Change Your Life Four the Better: Reaching Consensus with Ruiz's ‘The Four Agreements’

By Stafford Wood

Like many so-called “self-help” books, “The Four Agreements” by Don Miguel Ruiz could be overlooked as a trite summary of common knowledge (less commonly acted upon) or a poetic narrative of ancient wisdom with little place in our modern world. I read it at the suggestion of a friend, and while it seemed awfully familiar, I found it compelling as a summary of how to make relationships with others more satisfying. Beyond that, the four truths in the book could be quite helpful as guardrails for anyone trying to talk about Sex, Politics and Religion in “mixed company.” What follows is a summary of the major tenets for those of you who don't read 138 pages without knowing what you are getting into.


Be Impeccable with Your Word

The foundational quartern of the Four Agreements is designed to encourage honesty, integrity and clear communication beyond a simple “Mean what you say and say what you mean.” Whether you believe in the Christian concept of “The Word made flesh” or secretly wish to perfect everything from Wingardium Leviosa to Petrificus Totalus, most of us have some level of belief that words have power — that the concepts we choose to express have more power than what we retain rattling around in our brain. Ruiz intends to make us focus on what we say at an even higher level and gain the satisfaction of being in our integrity with every conversation.

He likens gossip to a computer virus infecting all who hear it, creating the chaos of a thousand voices in the mind all trying to talk at once. He goes further to say those who spread gossip on purpose are black magicians proffering cruel behavior in the guise of justice for wrongdoing, and that we use the Word against ourselves when we judge our age, beauty, intelligence and worth.

He entreats us to use our word correctly to share our love for ourselves and for others. Just imagine what the world would be if we all used our powers for good.

Don't Take Anything Personally

The origin of this frame of mind is found in the belief that what people say shows more about themselves than it does about the subject of their comments (a position described by Kahneman in his recent Knowledge Project interview).

We are neither the subject of all that we encounter nor responsible for everything. “Even when a situation seems so personal, even if others insult you directly, it has nothing to do with you. What they say, what they do and the opinions they give are according to the agreements they have in their own minds.”

The real key to why this is so important is that, if you take things personally, “your reaction is to defend your beliefs and create conflicts.” When you choose to understand that you are what you are regardless of what others say, you become immune to the poison around you and can focus on the antidote.

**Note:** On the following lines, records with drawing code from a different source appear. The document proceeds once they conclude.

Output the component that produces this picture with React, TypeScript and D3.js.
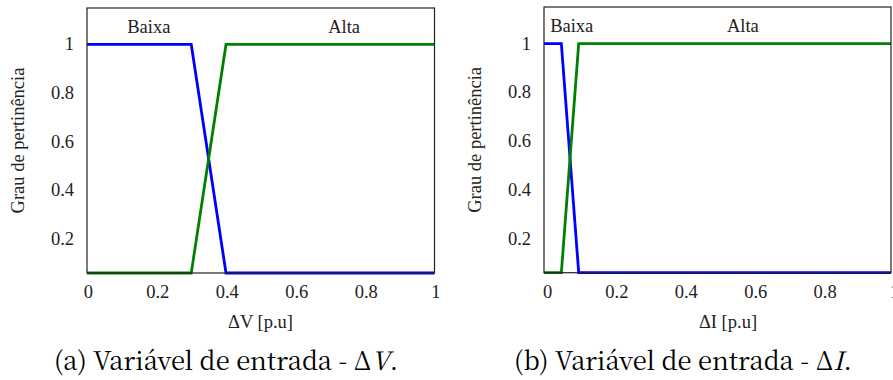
import React from "react";
import * as d3 from "d3";

// ---- data ----
const xTicks = [0, 0.2, 0.4, 0.6, 0.8, 1];
const yTicks = [0.2, 0.4, 0.6, 0.8, 1];
const xTickLabels = ["0", "0.2", "0.4", "0.6", "0.8", "1"];
const yTickLabels = ["0.2", "0.4", "0.6", "0.8", "1"];

const dvX = [0, 0.3, 0.4, 1];
const dvBaixa = [1, 1, 0, 0];
const dvAlta = [0, 0, 1, 1];

const diX = [0, 0.05, 0.1, 1];
const diBaixa = [1, 1, 0, 0];
const diAlta = [0, 0, 1, 1];

const setNames = ["Baixa", "Alta"];
const dvNamePos = [0.178, 0.74];
const diNamePos = [0.08, 0.573];
const namePosY = 1.047;

const yDomain = [0.06, 1.15];

const FONT = "Liberation Serif";
const CAP_FONT = "Noto Serif CJK SC";

type PanelProps = {
  x0: number;
  x1: number;
  top: number;
  bottom: number;
  xs: number[];
  baixa: number[];
  alta: number[];
  namePos: number[];
  xLabel: string;
  xLabelX: number;
  yLabelX: number;
  tickDx: number;
  captionPrefix: string;
  captionVar: string;
  captionX: number;
};

function Panel(p: PanelProps) {
  const x = d3.scaleLinear().domain([0, 1]).range([p.x0, p.x1]);
  const y = d3.scaleLinear().domain(yDomain).range([p.bottom, p.top]).clamp(true);
  const line = d3
    .line<[number, number]>()
    .x((d) => x(d[0]))
    .y((d) => y(d[1]));
  const bPts = p.xs.map((v, i) => [v, p.baixa[i]] as [number, number]);
  const aPts = p.xs.map((v, i) => [v, p.alta[i]] as [number, number]);
  const fs = 18.5;
  return (
    <g>
      <rect x={p.x0} y={p.top} width={p.x1 - p.x0} height={p.bottom - p.top} fill="#fff" />
      <path d={line(bPts) || ""} fill="none" stroke="#0000ff" strokeWidth={2.8} strokeLinejoin="miter" />
      <path d={line(aPts) || ""} fill="none" stroke="#008000" strokeWidth={2.8} strokeLinejoin="miter" />
      <rect
        x={p.x0}
        y={p.top}
        width={p.x1 - p.x0}
        height={p.bottom - p.top}
        fill="none"
        stroke="#222"
        strokeWidth={1.2}
      />
      {setNames.map((n, i) => (
        <text key={n} x={x(p.namePos[i])} y={y(namePosY)} textAnchor="middle" fontFamily={FONT} fontSize={fs} fill="#222">
          {n}
        </text>
      ))}
      {xTicks.map((t, i) => (
        <text key={"xt" + i} x={x(t) + p.tickDx} y={298} textAnchor="middle" fontFamily={FONT} fontSize={fs} fill="#222">
          {xTickLabels[i]}
        </text>
      ))}
      {yTicks.map((t, i) => (
        <text key={"yt" + i} x={p.x0 - 13} y={y(t) + 6} textAnchor="end" fontFamily={FONT} fontSize={fs} fill="#222">
          {yTickLabels[i]}
        </text>
      ))}
      <text x={p.xLabelX} y={328} textAnchor="middle" fontFamily={FONT} fontSize={fs} fill="#222">
        {p.xLabel}
      </text>
      <text
        transform={`translate(${p.yLabelX},${(p.top + p.bottom) / 2}) rotate(-90)`}
        textAnchor="middle"
        fontFamily={FONT}
        fontSize={fs}
        fill="#222"
      >
        Grau de pertinência
      </text>
      <text x={p.captionX} y={370} textAnchor="middle" fontFamily={CAP_FONT} fontSize={25.5} fill="#000">
        {p.captionPrefix}Δ
        <tspan fontStyle="italic">{p.captionVar}</tspan>.
      </text>
    </g>
  );
}

export default function App() {
  return (
    <svg
      width={893}
      height={380}
      viewBox="0 0 893 380"
      style={{ position: "absolute", left: 0, top: 0, background: "#fff" }}
    >
      <rect width={893} height={380} fill="#fff" />
      <Panel
        x0={87}
        x1={434.5}
        top={8}
        bottom={273}
        xs={dvX}
        baixa={dvBaixa}
        alta={dvAlta}
        namePos={dvNamePos}
        xLabel="ΔV [p.u]"
        xLabelX={260.5}
        yLabelX={24}
        tickDx={1.3}
        captionPrefix="(a) Variável de entrada - "
        captionVar="V"
        captionX={226}
      />
      <Panel
        x0={544}
        x1={891}
        top={7}
        bottom={272.7}
        xs={diX}
        baixa={diBaixa}
        alta={diAlta}
        namePos={diNamePos}
        xLabel="ΔI [p.u]"
        xLabelX={728}
        yLabelX={481}
        tickDx={3.5}
        captionPrefix="(b) Variável de entrada - "
        captionVar="I"
        captionX={683}
      />
    </svg>
  );
}
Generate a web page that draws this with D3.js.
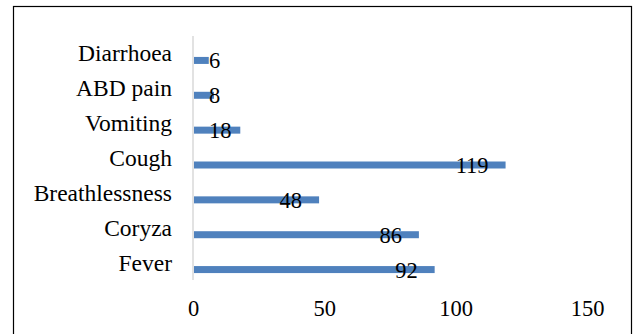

Each of us can't help but see the world from our own point of view, and we should seek to understand other points of view. But, if we stop allowing others to infect us with their pain and suffering, we can actually start doing something about it.

Ruiz asserts that the voice in our head isn't always telling us the truth. We have to actively choose to believe the ideas that serve us well and dismiss lies by rejecting the fear of others and ourselves. If we make it a habit not to take things personally, our anger, jealously, envy and sadness can disappear.

Don't Make Assumptions

By misinterpreting and misunderstanding what others say, we will only see what we want to see and hear what we want to hear. If we spend our time trying to infer conclusions from our experiences with others, we will likely create illusions and fantasies that aren't real.

The mind seeks rational understanding for what it observes and then draws conclusions. We have to fight against this to avoid creating reality instead of experiencing it. The antidote to assumptions is questions. When we ask questions, we avoid creating a rationale for someone's behavior, beliefs and opinions. Gathering more facts when we feel negative emotions will often cause them to dissipate.

Likewise, if we tell others what we think and feel, it's less likely they will make assumptions about us and more likely that we can live up to their expectations.

Always Do Your Best

We're so frequently hit with this message in life that it seems almost cliché to include it. But, the wrinkle added by Ruiz is an important one: “Everything is alive and changing all the time, so your best will sometimes be high quality, and other times it will not be as good.” Because our “best” is a moving target, this idea that we can always do our best is important to remember. As highly capable and successful individuals, we often beat ourselves up when we don't do as well as we did yesterday, forgetting that it just might be the best we can do today, under these circumstances.

The additional importance of including this aphorism is that the other three only work if we are doing our best. You can't be impeccable with your word, avoid taking things personally and avoid making assumptions unless you are doing your best. And, secondarily, you won't always be able to succeed at the other three, but you can always do your best to try.

The Masteries

Finally, Ruiz focuses on how to get from here to there, from a person with other agreements to a person who follows the Four Agreements. It begins with a focused effort on mastering the art of Awareness, Transformation and Intent.

First, we must understand who we are, then understand who we could be and how to change, finally capable of making the decision of what we intend to be. The final section of the book outlines various strategies and processes for making these changes in a practical way.

Utilizing these principles as you work to have difficult conversations with people you disagree with will change the timbre of the conversation and lead to a greater understanding of those around you.